A large cooler contains the following drinks,
5 Lemonades, let L reprersent Lemonade
9 Sprites, let S reprersent Sprite
7 Cokes, let C represent Coke and
10 Root beers, let R represent Root beer
Total drinks in the cooler is
[tex]=5+9+7+10=31[/tex]
Total outcome = 31 drinks
The formula of probability is
[tex]\text{Probability}=\frac{required\text{ outcome}}{total\text{ outcome}}[/tex]
a) The probability that you get two cans of Sprite is
[tex]\begin{gathered} Prob\text{ of picking the first Sprite without replacement is} \\ P(S_1)=\frac{9}{31} \\ Prob\text{ of picking the second Sprite is} \\ P(S_2)=\frac{8}{30} \\ \text{Probability of getting two cans of Sprite}=(PS_1S_2)=\frac{9}{31}\times\frac{8}{30}=\frac{12}{155} \\ (PS_1S_2)=\frac{12}{155} \end{gathered}[/tex]
Hence, the the probability that you get two cans of Sprite is 12/155
b)
The probability that you get two cans of Coke
[tex]\begin{gathered} Prob\text{ of picking the first Coke without replacement is} \\ P(C_1)=\frac{7}{31} \\ Prob\text{ of picking the second Coke is} \\ P(C_2)=\frac{6}{30} \\ \text{Probability of getting two cans of Coke is} \\ P(C_1C_2)=\frac{7}{31}\times\frac{6}{30}=\frac{7}{155} \\ P(C_1C_2)=\frac{7}{155} \end{gathered}[/tex]
The probability that you do not get two cans of Coke will be
[tex]\begin{gathered} \text{Prob that you do not get two cans of Coke is} \\ 1-P(C_1C_2)=1-\frac{7}{155}=\frac{155-7}{155}=\frac{148}{155} \\ \text{Prob that you do not get two cans of Coke }=\frac{148}{155} \end{gathered}[/tex]
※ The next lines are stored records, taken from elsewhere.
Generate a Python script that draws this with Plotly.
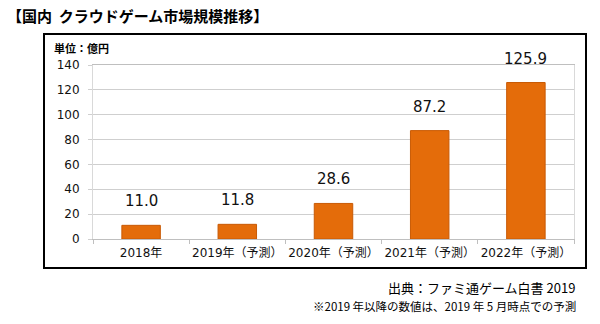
import plotly.graph_objects as go

# Domestic cloud gaming market size (unit: 100 million yen)
categories = ["2018年", "2019年（予測）", "2020年（予測）", "2021年（予測）", "2022年（予測）"]
values = [11.0, 11.8, 28.6, 87.2, 125.9]
y_ticks = [0, 20, 40, 60, 80, 100, 120, 140]

BAR_COLOR = "#E46C0A"
JP_FONT = "Noto Sans CJK JP"
NUM_FONT = "DejaVu Sans, Noto Sans CJK JP"

# plot-area geometry in pixels, used to place frame/annotations in paper units
W, H = 600, 324
L, R, T, B = 93, 26, 65, 85
PW, PH = W - L - R, H - T - B


def px_x(px):
    return (px - L) / PW


def px_y(py):
    return (H - B - py) / PH


fig = go.Figure()
fig.add_trace(go.Bar(
    x=categories,
    y=values,
    marker=dict(color=BAR_COLOR, line=dict(color="#C85A05", width=1)),
    width=0.4,
    hoverinfo="skip",
))

# value labels above each bar
for c, v in zip(categories, values):
    fig.add_annotation(
        x=c, y=v, text=f"{v:.1f}", showarrow=False,
        yanchor="bottom", yshift=13,
        font=dict(family=NUM_FONT, size=15, color="#111111"),
    )

annotations_paper = [
    dict(x=px_x(5), y=px_y(15), text="<b>【国内  クラウドゲーム市場規模推移】</b>",
         xanchor="left", yanchor="middle",
         font=dict(family=JP_FONT, size=15, color="#000000")),
    dict(x=px_x(52), y=px_y(48), text="<b>単位：億円</b>",
         xanchor="left", yanchor="middle",
         font=dict(family=JP_FONT, size=11, color="#000000")),
    dict(x=px_x(577), y=px_y(287), text="出典：ファミ通ゲーム白書 2019",
         xanchor="right", yanchor="middle",
         font=dict(family=JP_FONT, size=13, color="#000000")),
    dict(x=px_x(578), y=px_y(306), text="※2019 年以降の数値は、2019 年 5 月時点での予測",
         xanchor="right", yanchor="middle",
         font=dict(family=JP_FONT, size=11.5, color="#000000")),
]
for a in annotations_paper:
    fig.add_annotation(xref="paper", yref="paper", showarrow=False, **a)

# outer black frame around the chart
fig.add_shape(type="rect", xref="paper", yref="paper",
              x0=px_x(44), x1=px_x(586), y0=px_y(268), y1=px_y(34),
              line=dict(color="#000000", width=2), layer="above")

fig.update_layout(
    width=W, height=H,
    margin=dict(l=L, r=R, t=T, b=B, autoexpand=False),
    paper_bgcolor="white", plot_bgcolor="white",
    showlegend=False,
    bargap=0.6,
    font=dict(family=NUM_FONT, color="#111111"),
)
fig.update_xaxes(
    type="category",
    showline=True, linecolor="#BFBFBF", linewidth=1, mirror=True,
    ticks="outside", tickson="boundaries", ticklen=4, tickcolor="#BFBFBF",
    tickangle=0, automargin=False, ticklabelstandoff=3,
    tickfont=dict(family=NUM_FONT, size=12, color="#111111"),
    showgrid=False,
)
fig.update_yaxes(
    range=[0, 140], tickvals=y_ticks,
    showline=True, linecolor="#D9D9D9", linewidth=1, mirror=True,
    showgrid=True, gridcolor="#CFCFCF", gridwidth=1,
    ticks="outside", ticklen=4, tickcolor="#CFCFCF",
    ticklabelstandoff=6, automargin=False,
    tickfont=dict(family=NUM_FONT, size=12, color="#111111"),
    zeroline=False,
)

fig.write_html("out.html")
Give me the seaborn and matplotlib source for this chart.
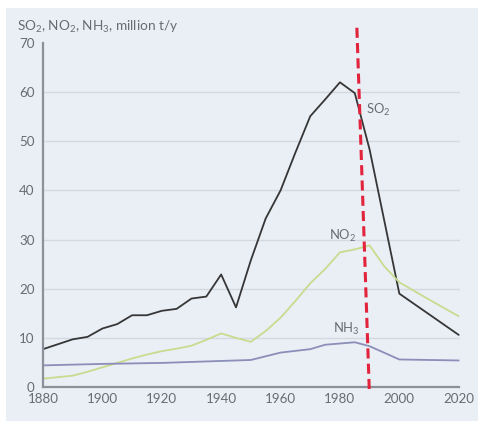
import matplotlib
matplotlib.use("Agg")
import matplotlib.pyplot as plt
import seaborn as sns
import pandas as pd
from matplotlib.patches import Rectangle
from matplotlib.ticker import MultipleLocator

# ---- data ----
so2_years = [1880, 1885, 1890, 1895, 1900, 1905, 1910, 1915, 1920, 1925, 1930, 1935,
             1940, 1945, 1950, 1955, 1960, 1965, 1970, 1975, 1980, 1985, 1990, 2000, 2010, 2020]
so2 = [7.7, 8.7, 9.7, 10.2, 11.9, 12.8, 14.6, 14.6, 15.5, 15.9, 18.0, 18.4,
       22.9, 16.2, 25.8, 34.3, 40.0, 47.7, 55.1, 58.5, 62.0, 59.8, 48.3, 19.0, 14.8, 10.6]

no2_years = [1880, 1885, 1890, 1895, 1900, 1905, 1910, 1915, 1920, 1925, 1930, 1935,
             1940, 1945, 1950, 1955, 1960, 1965, 1970, 1975, 1980, 1985, 1990, 1995, 2000, 2010, 2020]
no2 = [1.7, 2.0, 2.3, 3.1, 4.0, 4.9, 5.8, 6.6, 7.3, 7.8, 8.4, 9.6,
       10.9, 10.0, 9.2, 11.4, 14.1, 17.5, 21.1, 24.0, 27.4, 28.0, 28.8, 24.5, 21.3, 17.8, 14.4]

nh3_years = [1880, 1900, 1920, 1930, 1940, 1950, 1960, 1970, 1975, 1985, 1990, 2000, 2020]
nh3 = [4.4, 4.7, 4.9, 5.1, 5.3, 5.5, 7.0, 7.7, 8.6, 9.1, 8.3, 5.6, 5.4]

series_names = ["SO2", "NO2", "NH3"]
series_labels = ["SO$_2$", "NO$_2$", "NH$_3$"]
label_pos = [(1988.8, 56.4), (1976.3, 30.7), (1977.7, 11.8)]
y_title = "SO$_2$, NO$_2$, NH$_3$, million t/y"
x_ticks = [1880, 1900, 1920, 1940, 1960, 1980, 2000, 2020]
y_ticks = [0, 10, 20, 30, 40, 50, 60, 70]
marker_line_years = [1985.7, 1989.9]
marker_line_vals = [73.1, -1.0]

df = pd.concat([
    pd.DataFrame({"year": so2_years, "value": so2, "series": "SO2"}),
    pd.DataFrame({"year": no2_years, "value": no2, "series": "NO2"}),
    pd.DataFrame({"year": nh3_years, "value": nh3, "series": "NH3"}),
], ignore_index=True)

# ---- style ----
panel = "#eaeef5"
textc = "#676b74"
sns.set_style("white", {"axes.facecolor": panel})
plt.rcParams["font.family"] = ["Lato", "DejaVu Sans"]
plt.rcParams["mathtext.fontset"] = "custom"
plt.rcParams["mathtext.rm"] = "Lato"
plt.rcParams["mathtext.it"] = "Lato"
plt.rcParams["mathtext.bf"] = "Lato"

W, H = 481, 425
fig = plt.figure(figsize=(W / 100, H / 100), dpi=100, facecolor="white")
fig.patches.append(Rectangle((6 / W, (H - 421) / H), (478 - 6) / W, (421 - 8) / H,
                             transform=fig.transFigure, facecolor=panel, edgecolor="none", zorder=-10))

x0, x1 = 43, 460.5
yb, yt = 387, 43
ax = fig.add_axes([x0 / W, (H - yb) / H, (x1 - x0) / W, (yb - yt) / H])
ax.set_facecolor(panel)

palette = {"SO2": "#363636", "NO2": "#c9db8e", "NH3": "#8b8eb8"}
sns.lineplot(data=df, x="year", y="value", hue="series", palette=palette,
             hue_order=series_names, linewidth=1.3, legend=False, ax=ax, sort=True)

ax.set_xlim(1880, 2020.6)
ax.set_ylim(0, 70)
ax.set_xticks(x_ticks)
ax.set_xticklabels([str(t) for t in x_ticks])
ax.xaxis.set_minor_locator(MultipleLocator(10))
ax.set_yticks(y_ticks)
ax.set_xlabel("")
ax.set_ylabel("")

for s in ["top", "right"]:
    ax.spines[s].set_visible(False)
for s in ["left", "bottom"]:
    ax.spines[s].set_color("#8c909a")
    ax.spines[s].set_linewidth(1.6)
ax.spines["bottom"].set_bounds(1880, 2020)

ax.tick_params(axis="x", which="both", direction="in", length=4, width=1.2,
               color="#8c909a", labelsize=9.6, labelcolor=textc, pad=4.5)
ax.tick_params(axis="y", which="major", direction="out", length=3, width=1.0,
               color="#8c909a", labelsize=9.6, labelcolor=textc, pad=3)

# horizontal grid lines 10..60
for v in y_ticks[1:-1]:
    ax.axhline(v, color="#d4d8e0", linewidth=1.0, zorder=0.5)

# series labels
for lab, (lx, ly) in zip(series_labels, label_pos):
    ax.text(lx, ly, lab, fontsize=9.4, color=textc, ha="left", va="center")

# red dashed marker line
ax.plot(marker_line_years, marker_line_vals, color="#e2233c", linewidth=2.2,
        dashes=(3.3, 1.7), clip_on=False, zorder=5)

fig.text(17 / W, (H - 27) / H, y_title, fontsize=9.8, color=textc, ha="left", va="center")

fig.savefig("out.png", dpi=100, facecolor="white")
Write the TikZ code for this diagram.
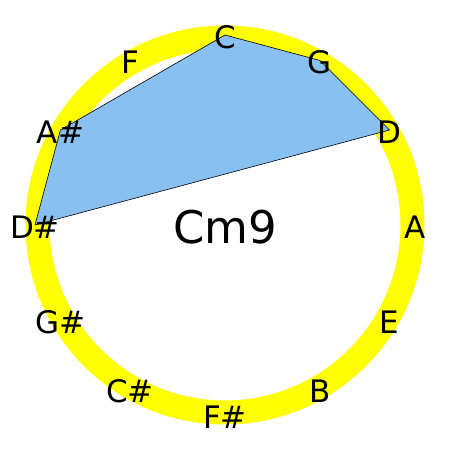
\documentclass[tikz,border=0pt]{standalone}
\usepackage{fontspec}
\setmainfont{DejaVu Sans}
\definecolor{chordblue}{RGB}{137,192,242}
\definecolor{ringyellow}{RGB}{255,255,0}
\begin{document}
\begin{tikzpicture}[x=1pt,y=1pt,
  ring/.style={draw=ringyellow, line width=24pt},
  chordpoly/.style={fill=chordblue, draw=black, line width=0.6pt, line join=miter},
  notelabel/.style={font=\fontsize{31}{31}\selectfont, inner sep=0pt, text=black},
  chordname/.style={font=\fontsize{45}{45}\selectfont, inner sep=0pt, text=black}]
\useasboundingbox (-225,-225) rectangle (225,225);
\fill[white] (-225,-225) rectangle (225,225);
\draw[ring] (0,0) circle (187.5);
\foreach \i in {0,...,11} {
  \coordinate (v\i) at ({90-30*\i}:190);
}
\draw[chordpoly] (v0) -- (v1) -- (v2) -- (v9) -- (v10) -- cycle;
\foreach \n [count=\i from 0] in {C,G,D,A,E,B,F\#,C\#,G\#,D\#,A\#,F} {
  \node[notelabel, yshift=-2pt] (l\i) at (v\i) {\n};
}
\node[chordname] (chord) at (0,-2) {Cm9};
\end{tikzpicture}
\end{document}
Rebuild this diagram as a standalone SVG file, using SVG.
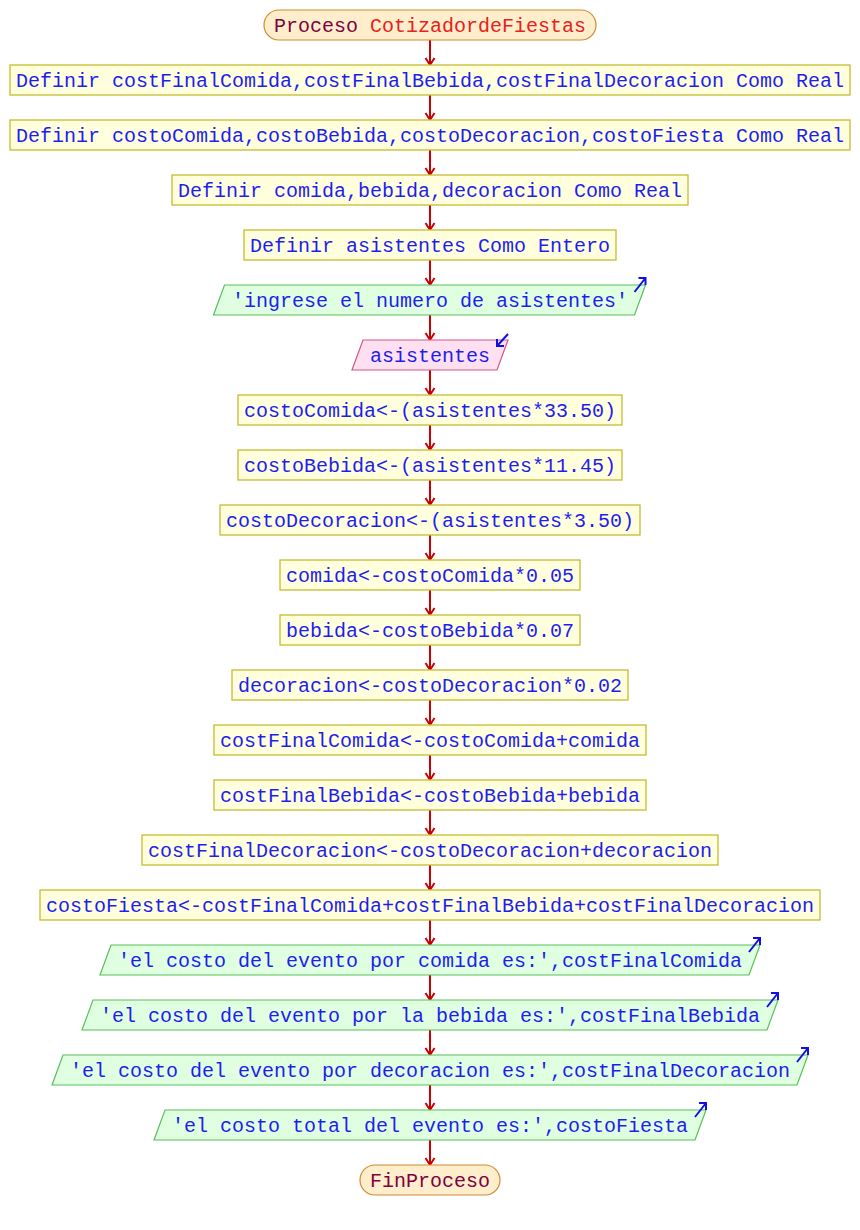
<svg xmlns="http://www.w3.org/2000/svg" xmlns:xlink="http://www.w3.org/1999/xlink" width="860" height="1230" viewBox="0 0 860 1230">
<style>
text{font-family:"Liberation Mono","Courier New",monospace;font-size:20px;text-anchor:middle;fill:#1e1ef0}
.kw{fill:#800040}
.nm{fill:#e82020}
.term{fill:#ffeecc;stroke:#d08a30;stroke-width:1.2}
.proc{fill:#ffffdd;stroke:#c4bc30;stroke-width:1.3}
.out{fill:#e0ffe0;stroke:#58c058;stroke-width:1.2}
.inp{fill:#ffe0f0;stroke:#d05888;stroke-width:1.2}
.conn{stroke:#cc0000;stroke-width:2;fill:none;marker-end:url(#arr)}
.icon{stroke:#1010e0;stroke-width:2;fill:none}
</style>
<defs>
<marker id="arr" markerUnits="userSpaceOnUse" viewBox="-9 -6 11 12" markerWidth="11" markerHeight="12" refX="0" refY="0" orient="auto">
<path d="M-7,-4.5 L0,0 L-7,4.5" fill="none" stroke="#cc0000" stroke-width="2"/>
</marker>
<path id="outIcon" class="icon" d="M-11,7 L0,-7 M-7,-7 L0,-7 L0,0"/>
<path id="inIcon" class="icon" d="M0,-6 L-11,6 M-4,6 L-11,6 L-11,-1"/>
</defs>
<rect width="860" height="1230" fill="#ffffff"/>
<g id="connectors">
<path class="conn" d="M430,40 V65"/>
<path class="conn" d="M430,95 V120"/>
<path class="conn" d="M430,150 V175"/>
<path class="conn" d="M430,205 V230"/>
<path class="conn" d="M430,260 V285"/>
<path class="conn" d="M430,315 V340"/>
<path class="conn" d="M430,370 V395"/>
<path class="conn" d="M430,425 V450"/>
<path class="conn" d="M430,480 V505"/>
<path class="conn" d="M430,535 V560"/>
<path class="conn" d="M430,590 V615"/>
<path class="conn" d="M430,645 V670"/>
<path class="conn" d="M430,700 V725"/>
<path class="conn" d="M430,755 V780"/>
<path class="conn" d="M430,810 V835"/>
<path class="conn" d="M430,865 V890"/>
<path class="conn" d="M430,920 V945"/>
<path class="conn" d="M430,975 V1000"/>
<path class="conn" d="M430,1030 V1055"/>
<path class="conn" d="M430,1085 V1110"/>
<path class="conn" d="M430,1140 V1165"/>
</g>
<g id="n0"><rect class="term" x="264" y="10" width="332" height="30" rx="15" ry="15"/><text x="430" y="32"><tspan class="kw">Proceso</tspan> <tspan class="nm">CotizadordeFiestas</tspan></text></g>
<g id="n1"><rect class="proc" x="10" y="65" width="840" height="30"/><text x="430" y="87">Definir costFinalComida,costFinalBebida,costFinalDecoracion Como Real</text></g>
<g id="n2"><rect class="proc" x="10" y="120" width="840" height="30"/><text x="430" y="142">Definir costoComida,costoBebida,costoDecoracion,costoFiesta Como Real</text></g>
<g id="n3"><rect class="proc" x="172" y="175" width="516" height="30"/><text x="430" y="197">Definir comida,bebida,decoracion Como Real</text></g>
<g id="n4"><rect class="proc" x="244" y="230" width="372" height="30"/><text x="430" y="252">Definir asistentes Como Entero</text></g>
<g id="n5"><polygon class="out" points="224.5,285 645.5,285 634.5,315 213.5,315"/><text x="430" y="307">'ingrese el numero de asistentes'</text><use xlink:href="#outIcon" x="645.5" y="285"/></g>
<g id="n6"><polygon class="inp" points="363,340 508,340 497,370 352,370"/><text x="430" y="362">asistentes</text><use xlink:href="#inIcon" x="508" y="340"/></g>
<g id="n7"><rect class="proc" x="238" y="395" width="384" height="30"/><text x="430" y="417">costoComida&lt;-(asistentes*33.50)</text></g>
<g id="n8"><rect class="proc" x="238" y="450" width="384" height="30"/><text x="430" y="472">costoBebida&lt;-(asistentes*11.45)</text></g>
<g id="n9"><rect class="proc" x="220" y="505" width="420" height="30"/><text x="430" y="527">costoDecoracion&lt;-(asistentes*3.50)</text></g>
<g id="n10"><rect class="proc" x="280" y="560" width="300" height="30"/><text x="430" y="582">comida&lt;-costoComida*0.05</text></g>
<g id="n11"><rect class="proc" x="280" y="615" width="300" height="30"/><text x="430" y="637">bebida&lt;-costoBebida*0.07</text></g>
<g id="n12"><rect class="proc" x="232" y="670" width="396" height="30"/><text x="430" y="692">decoracion&lt;-costoDecoracion*0.02</text></g>
<g id="n13"><rect class="proc" x="214" y="725" width="432" height="30"/><text x="430" y="747">costFinalComida&lt;-costoComida+comida</text></g>
<g id="n14"><rect class="proc" x="214" y="780" width="432" height="30"/><text x="430" y="802">costFinalBebida&lt;-costoBebida+bebida</text></g>
<g id="n15"><rect class="proc" x="142" y="835" width="576" height="30"/><text x="430" y="857">costFinalDecoracion&lt;-costoDecoracion+decoracion</text></g>
<g id="n16"><rect class="proc" x="40" y="890" width="780" height="30"/><text x="430" y="912">costoFiesta&lt;-costFinalComida+costFinalBebida+costFinalDecoracion</text></g>
<g id="n17"><polygon class="out" points="111,945 760,945 749,975 100,975"/><text x="430" y="967">'el costo del evento por comida es:',costFinalComida</text><use xlink:href="#outIcon" x="760" y="945"/></g>
<g id="n18"><polygon class="out" points="93,1000 778,1000 767,1030 82,1030"/><text x="430" y="1022">'el costo del evento por la bebida es:',costFinalBebida</text><use xlink:href="#outIcon" x="778" y="1000"/></g>
<g id="n19"><polygon class="out" points="63,1055 808,1055 797,1085 52,1085"/><text x="430" y="1077">'el costo del evento por decoracion es:',costFinalDecoracion</text><use xlink:href="#outIcon" x="808" y="1055"/></g>
<g id="n20"><polygon class="out" points="165,1110 706,1110 695,1140 154,1140"/><text x="430" y="1132">'el costo total del evento es:',costoFiesta</text><use xlink:href="#outIcon" x="706" y="1110"/></g>
<g id="n21"><rect class="term" x="360" y="1165" width="140" height="30" rx="15" ry="15"/><text x="430" y="1187" class="kw">FinProceso</text></g>
</svg>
Hence, the probability that you do not get two cans of Coke is 148/155
c)
The probability that you get two cans of Root beers is
[tex]\begin{gathered} Prob\text{ of picking the first Root b}eer\text{ without replacement is} \\ P(R_1)=\frac{10}{31} \\ Prob\text{ of picking the second Root b}eer\text{ is} \\ P(R_2)=\frac{9}{30} \\ \text{Probability of getting two cans of Root b}eer\text{ is} \\ P(R_1R_2)=\frac{10}{31}\times\frac{9}{30}=\frac{3}{31} \\ P(R_1R_2)=\frac{3}{31} \end{gathered}[/tex]
The probability that you get two cans Lemonades is
[tex]\begin{gathered} Prob\text{ of picking the first Lemonade without replacement is} \\ P(L_1)=\frac{5}{31} \\ Prob\text{ of picking the second Root b}eer\text{ is} \\ P(L_2)=\frac{4}{30} \\ \text{Probability of getting two cans of Lemonade is} \\ P(L_1L_2)=\frac{5}{31}\times\frac{4}{30}=\frac{2}{93} \end{gathered}[/tex]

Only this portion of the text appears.